Юра всегда говорил: «У нас с тобой какое-то противостояние». Он болезненно относился к тому, что я очень сильная натура. Ему казалось: в этом смысле он мне — неровня. Это было совершенно не так. Думаю, продолжая пить, Юра доказывал себе, что хотя бы в этом он может не пойти мне навстречу.
Конечно, сыграла свою роль и дурная наследственность. Но мне порой кажется, если бы Юра был женат на другой женщине, более слабой, умеющей подчинить свои интересы интересам мужа, он смог бы преодолеть болезнь и благодаря своему удивительному мужскому характеру бросить пить.
А он видел: я обхожусь сама, дети растут. Я действительно старалась сделать так, чтобы сын с дочкой не страдали. Объясняла им, что у многих — родители больны, просто у кого-то — одно, у кого-то — другое. К нам приходили гости, мы жили, вроде бы не замечая происходящего. Наверное, по отношению к детям это было правильно, а вот по отношению к Юре, видимо, нет.
Юра пил до самой смерти, до 1996 года. Более страшную семейную жизнь трудно себе представить. Человек, который пьет, находится в каком-то иллюзорном мире, и он втягивает в этот мир окружающих. Сначала ты живешь надеждой, что сегодня он придет не пьяным. Потом ты уже стараешься предугадать, в каком именно виде он придет. Затем ты ждешь звонка — где его найдут. Дальше ты начинаешь испытывать жуткую жалость: на работе у него неприятности. Но самое ужасное, когда ты понимаешь, что мужчина, с которым ты прожила годы и воспитала детей, которого ты знаешь как талантливую и масштабную личность, на твоих глазах и при твоей полной беспомощности превращается в нечеловека.
Лет двадцать — двадцать пять я жила, словно в сумасшедшем доме. При этом надо было работать, заниматься детьми, сохранять видимость благополучия, хотя все всё знали. Юра работал на телевидении, и я понимала, что его терпят лишь из уважения.
Врачи, ссылаясь на опыт, говорили: надеяться не на что. Но, конечно, я думала, что в нашем случае будет иначе: сейчас вот Леша женится — и Юра перестанет пить, или, как только Саша выйдет замуж, — Юра бросит, или внук родится — Юра исправится. Но ничего этого не происходило.
Хотя были и светлые дни. Зять Александр приобрел старую хату в деревне, в 450 километрах от Москвы, в районе Кинешмы. Я тогда и представить не могла, что эта деревня на высоком берегу Волги станет одной из лучших страниц в моей жизни. Я приехала туда и увидела дом с маленькими окнами и облезлыми стенами, совершенно заросший участок в 17 соток и огромную черемуху у калитки.
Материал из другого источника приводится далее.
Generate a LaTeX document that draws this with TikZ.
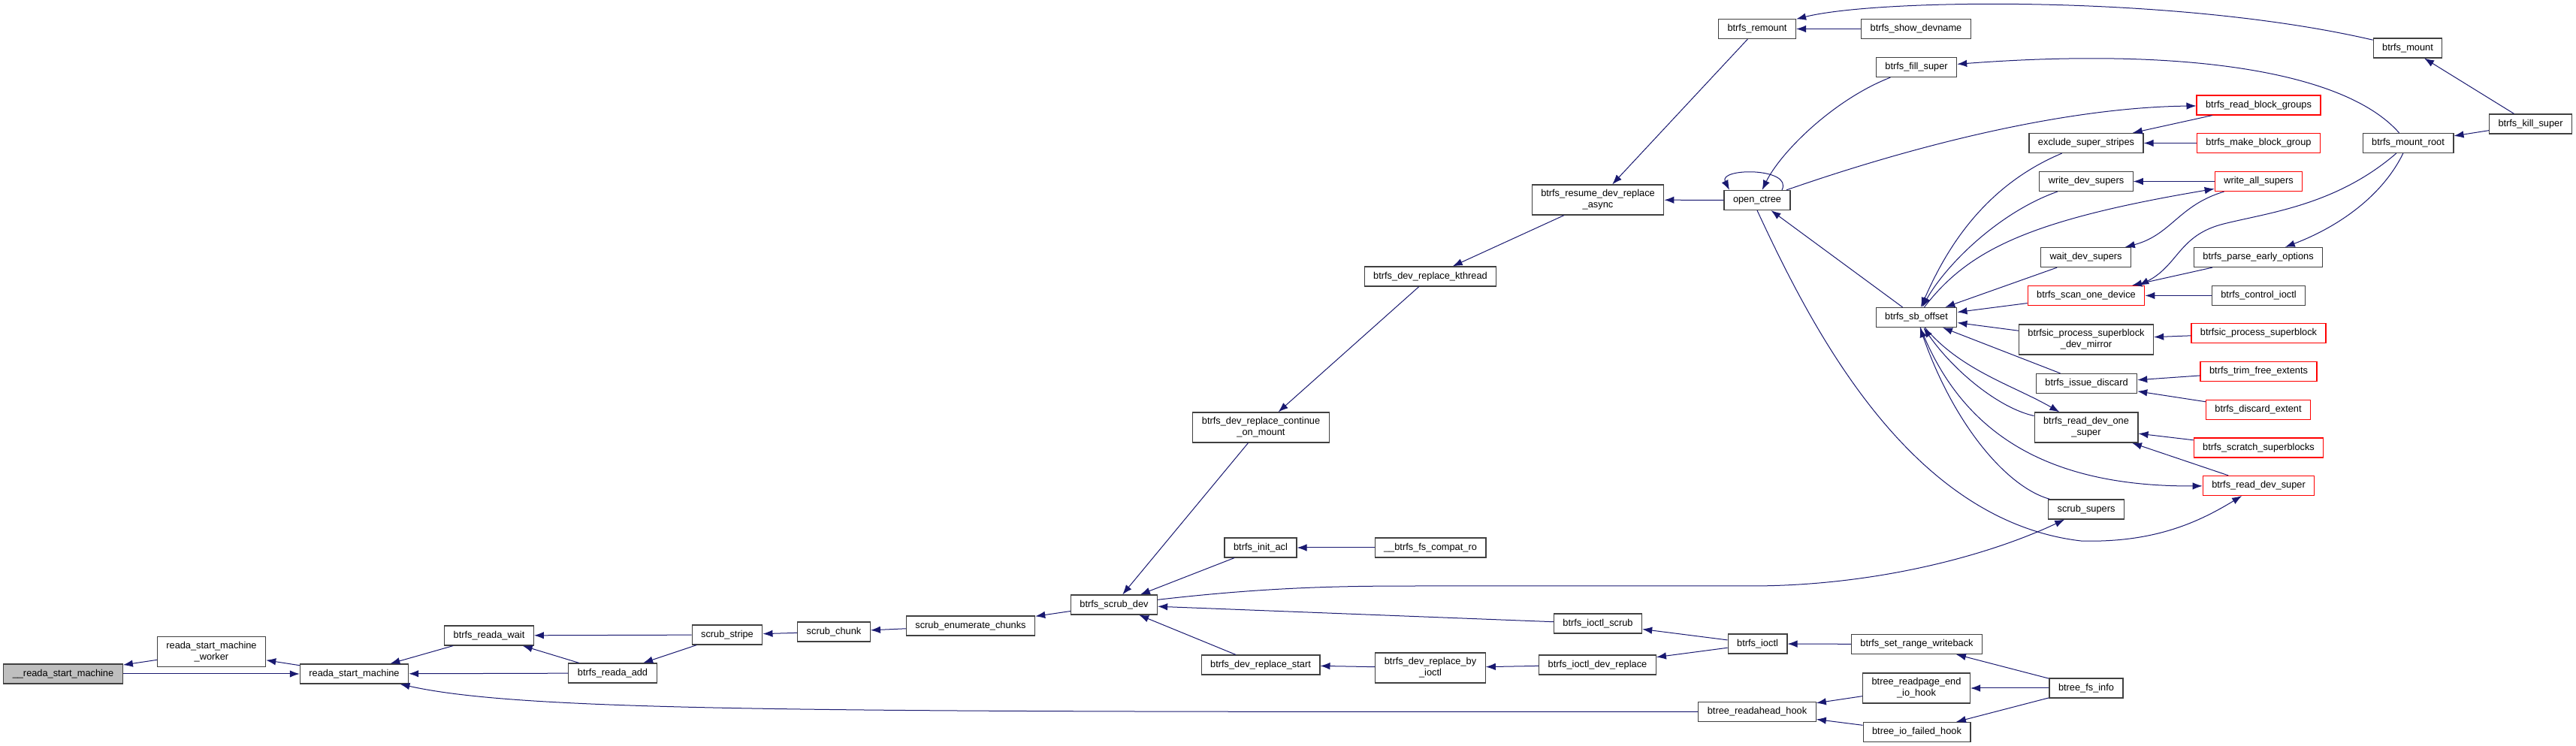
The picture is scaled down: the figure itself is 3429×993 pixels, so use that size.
\documentclass[tikz,border=0pt]{standalone}
\usepackage{fontspec}
\setmainfont{Liberation Sans}
\usetikzlibrary{arrows.meta}

\definecolor{edgeblue}{HTML}{191970}
\definecolor{boxgray}{HTML}{404040}
\definecolor{focusgray}{HTML}{BFBFBF}

\begin{document}
\begin{tikzpicture}[
    x=1pt, y=1pt,
    func/.style={
        draw=boxgray,
        fill=white,
        rectangle,
        line width=1.2pt,
        minimum height=26pt,
        inner xsep=12pt,
        inner ysep=2pt,
        align=center,
        font=\fontsize{12.8}{15}\selectfont
    },
    tall/.style={func, minimum height=40pt},
    hot/.style={func, draw=red},
    focus/.style={func, fill=focusgray},
    calls/.style={draw=edgeblue, line width=1pt, -{Latex[length=13pt, width=9.5pt]}}
]

\useasboundingbox (0,0) rectangle (3429,993);

% Reada chain
\node[focus] (rsminner) at (84,96) {\_\_reada\_start\_machine};

\node[tall] (rsmworker) at (281.5,125.5) {reada\_start\_machine\\\_worker};

\node[func] (rsm) at (471.5,96) {reada\_start\_machine};

\node[func] (readawait) at (651,147) {btrfs\_reada\_wait};

\node[func] (readaadd) at (815.5,97) {btrfs\_reada\_add};

% Scrub chain
\node[func] (scrubstripe) at (968,148) {scrub\_stripe};

\node[func] (scrubchunk) at (1110,152) {scrub\_chunk};

\node[func] (scrubenum) at (1292,160) {scrub\_enumerate\_chunks};

\node[func] (scrubdev) at (1483,188) {btrfs\_scrub\_dev};

\node[func] (initacl) at (1678,264) {btrfs\_init\_acl};

\node[func] (compatro) at (1904,264) {\_\_btrfs\_fs\_compat\_ro};

\node[func] (ioctlscrub) at (2127,163) {btrfs\_ioctl\_scrub};

\node[func] (ioctl) at (2339.5,136) {btrfs\_ioctl};

\node[func] (replacestart) at (1678,108) {btrfs\_dev\_replace\_start};

\node[tall] (replacebyioctl) at (1904,104) {btrfs\_dev\_replace\_by\\\_ioctl};

\node[func] (ioctlreplace) at (2126.5,108) {btrfs\_ioctl\_dev\_replace};

% Readahead hooks
\node[func] (readahead) at (2339,45.5) {btree\_readahead\_hook};

\node[func] (setrange) at (2551.5,135.5) {btrfs\_set\_range\_writeback};

\node[tall] (readpageend) at (2551,77) {btree\_readpage\_end\\\_io\_hook};

\node[func] (iofailed) at (2551.5,18.5) {btree\_io\_failed\_hook};

\node[func] (fsinfo) at (2777,77) {btree\_fs\_info};

% Dev replace and mount
\node[tall] (continuemount) at (1678.5,424) {btrfs\_dev\_replace\_continue\\\_on\_mount};

\node[func] (kthread) at (1904,625) {btrfs\_dev\_replace\_kthread};

\node[tall] (resume) at (2127,727) {btrfs\_resume\_dev\_replace\\\_async};

\node[func] (remount) at (2339,954.5) {btrfs\_remount};

\node[func] (openctree) at (2339,726.5) {open\_ctree};

\node[func] (showdevname) at (2550.5,954.5) {btrfs\_show\_devname};

\node[func] (fillsuper) at (2551,903.5) {btrfs\_fill\_super};

\node[func] (sboffset) at (2551,570.5) {btrfs\_sb\_offset};

\node[func] (mount) at (3205,929) {btrfs\_mount};

\node[func] (killsuper) at (3368.5,828) {btrfs\_kill\_super};

\node[func] (mountroot) at (3205.5,802.5) {btrfs\_mount\_root};

% Super block users
\node[hot] (readbg) at (3006.5,853) {btrfs\_read\_block\_groups};

\node[func] (exclude) at (2777,802.5) {exclude\_super\_stripes};

\node[hot] (makebg) at (3006.5,802.5) {btrfs\_make\_block\_group};

\node[func] (writedev) at (2777,751.5) {write\_dev\_supers};

\node[hot] (writeall) at (3006.5,751.5) {write\_all\_supers};

\node[func] (waitdev) at (2776.5,650.5) {wait\_dev\_supers};

\node[func] (parseearly) at (3006,650.5) {btrfs\_parse\_early\_options};

\node[hot] (scandev) at (2777,599.5) {btrfs\_scan\_one\_device};

\node[func] (controlioctl) at (3006.5,599.5) {btrfs\_control\_ioctl};

\node[tall] (devmirror) at (2777,541) {btrfsic\_process\_superblock\\\_dev\_mirror};

\node[hot] (procsb) at (3006.5,549.5) {btrfsic\_process\_superblock};

\node[hot] (trimfree) at (3006.5,498.5) {btrfs\_trim\_free\_extents};

\node[func] (issuediscard) at (2777.5,482.5) {btrfs\_issue\_discard};

\node[hot] (discardext) at (3006,447.5) {btrfs\_discard\_extent};

\node[tall] (readone) at (2777,424) {btrfs\_read\_dev\_one\\\_super};

\node[hot] (scratchsb) at (3006.5,397) {btrfs\_scratch\_superblocks};

\node[hot] (readdevsuper) at (3006.5,346.5) {btrfs\_read\_dev\_super};

\node[func] (scrubsupers) at (2777,315) {scrub\_supers};

% Reada edges
\draw[calls] (rsmworker) -- (rsminner);
\draw[calls] (rsminner) -- (rsm);
\draw[calls] (rsm) -- (rsmworker);
\draw[calls] (readawait) -- (rsm);
\draw[calls] (readaadd) -- (rsm);
\draw[calls] (readaadd) -- (readawait);
\draw[calls] (scrubstripe) -- (readawait);
\draw[calls] (scrubstripe) -- (readaadd);
\draw[calls] (readahead.west) .. controls (1100,45.5) and (700,45) .. (rsm);

% Scrub edges
\draw[calls] (scrubchunk) -- (scrubstripe);
\draw[calls] (scrubenum) -- (scrubchunk);
\draw[calls] (scrubdev) -- (scrubenum);
\draw[calls] (continuemount) -- (scrubdev);
\draw[calls] (initacl) -- (scrubdev);
\draw[calls] (ioctlscrub) -- (scrubdev);
\draw[calls] (replacestart) -- (scrubdev);
\draw[calls] (compatro) -- (initacl);
\draw[calls] (ioctl) -- (ioctlscrub);
\draw[calls] (ioctl) -- (ioctlreplace);
\draw[calls] (ioctlreplace) -- (replacebyioctl);
\draw[calls] (replacebyioctl) -- (replacestart);
\draw[calls] (scrubdev) .. controls (1700,213) and (1800,213) .. (1900,213) -- (2330,213) .. controls (2500,213) and (2650,255) .. (scrubsupers);

% Hook edges
\draw[calls] (setrange) -- (ioctl);
\draw[calls] (fsinfo) -- (setrange);
\draw[calls] (fsinfo) -- (readpageend);
\draw[calls] (fsinfo) -- (iofailed);
\draw[calls] (readpageend) -- (readahead);
\draw[calls] (iofailed) -- (readahead);

% Replace and mount edges
\draw[calls] (kthread) -- (continuemount);
\draw[calls] (resume) -- (kthread);
\draw[calls] (remount) -- (resume);
\draw[calls] (openctree) -- (resume);
\draw[calls] ([xshift=33pt]openctree.north) .. controls +(15,30) and +(-15,30) .. ([xshift=-37pt]openctree.north);
\draw[calls] (showdevname) -- (remount);
\draw[calls] (mount) .. controls (2900,1000) and (2500,995) .. (remount);
\draw[calls] (fillsuper) .. controls (2440,860) and (2370,790) .. (openctree);
\draw[calls] (sboffset) -- (openctree);
\draw[calls] (openctree) .. controls (2550,800) and (2750,850) .. (readbg);
\draw[calls] (openctree.south) .. controls (2410,560) and (2540,300) .. (2770,273) .. controls (2870,270) and (2930,300) .. (readdevsuper);
\draw[calls] (mountroot) .. controls (3120,900) and (2900,930) .. (fillsuper);
\draw[calls] (killsuper) -- (mount);
\draw[calls] (killsuper) -- (mountroot);
\draw[calls] (mountroot) .. controls (3170,730) and (3110,690) .. (parseearly);
\draw[calls] (mountroot) .. controls (3110,720) and (3020,710) .. (2960,695) .. controls (2900,680) and (2900,640) .. ([xshift=-8pt]scandev.north east);

% Super block edges
\draw[calls] (readbg) -- (exclude);
\draw[calls] (makebg) -- (exclude);
\draw[calls] (exclude) .. controls (2640,745) and (2590,660) .. (sboffset);
\draw[calls] (writeall) -- (writedev);
\draw[calls] (writedev) .. controls (2660,710) and (2590,640) .. (sboffset);
\draw[calls] (sboffset) .. controls (2620,660) and (2700,700) .. (writeall);
\draw[calls] (writeall) .. controls (2900,720) and (2890,680) .. (waitdev);
\draw[calls] (waitdev) -- (sboffset);
\draw[calls] (parseearly) -- (scandev);
\draw[calls] (controlioctl) -- (scandev);
\draw[calls] (scandev) -- (sboffset);
\draw[calls] (procsb) -- (devmirror);
\draw[calls] (devmirror) -- (sboffset);
\draw[calls] (trimfree) -- (issuediscard);
\draw[calls] (discardext) -- (issuediscard);
\draw[calls] (issuediscard) -- (sboffset);
\draw[calls] (sboffset) .. controls (2610,500) and (2680,480) .. (readone);
\draw[calls] (readone) .. controls (2660,450) and (2600,500) .. (sboffset);
\draw[calls] (scratchsb) -- (readone);
\draw[calls] (readdevsuper) -- (readone);
\draw[calls] (sboffset) .. controls (2610,420) and (2720,345) .. (readdevsuper);
\draw[calls] (scrubsupers) .. controls (2670,345) and (2600,430) .. (sboffset);

\end{tikzpicture}
\end{document}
В доме была горница с легкой перегородкой и кухня вдоль всего периметра, тоже разделенная на клетки. Ужас! С годами золотые руки моего зятя превратили халупу в благоустроенный, просторный, разумно спланированный дом, который я очень полюбила.
И вот однажды дети с внуками уехали в деревню, а я собиралась присоединиться к ним на выходные. Вдруг звонит Юра и говорит: «Меня отправляют на пенсию, нужно получить обходной лист». Мы вместе поехали в «Останкино», обошли все необходимые службы, и я подумала: конечно, Юра много пил в последние годы, но ведь он — один из первых операторов советского телевидения, снимавший «Огоньки», правительственные передачи, спортивные программы, телеспектакли, неужели можно вот так, без единого доброго слова, проводить на пенсию человека-историю?
Мне стало жалко Юру, и я повезла его к нам в деревню. И там, в деревне, где все пьянствовали с утра до вечера, Юра впервые за десятилетия не пил в течение трех месяцев. Я привезла его и на следующий год, и все повторилось. Очевидно, жизнь на природе подходила ему.
Он был уже не такой, как раньше, — тяжело дышал, плохо ходил. Но даже в этом состоянии делал все, чтобы облегчить мою жизнь. У меня начали болеть ноги. Посоветовали держать их в теплой соленой воде. Когда Юра тащил ведро воды, страшно было смотреть. Невероятно заботливый человек. Он до последнего старался делать, что мог. Нас уже соединяли только дружеские отношения, но все равно Юра был тогда очень нужен мне.
Потом мы приезжали в Москву. И буквально за неделю он превращался в алкоголика.
У дочки была однокомнатная квартира. Удалось убедить Юру переехать туда — находиться с ним под одной крышей стало невыносимо. Мы помогали ему. Хотя жил он уже, как бомж.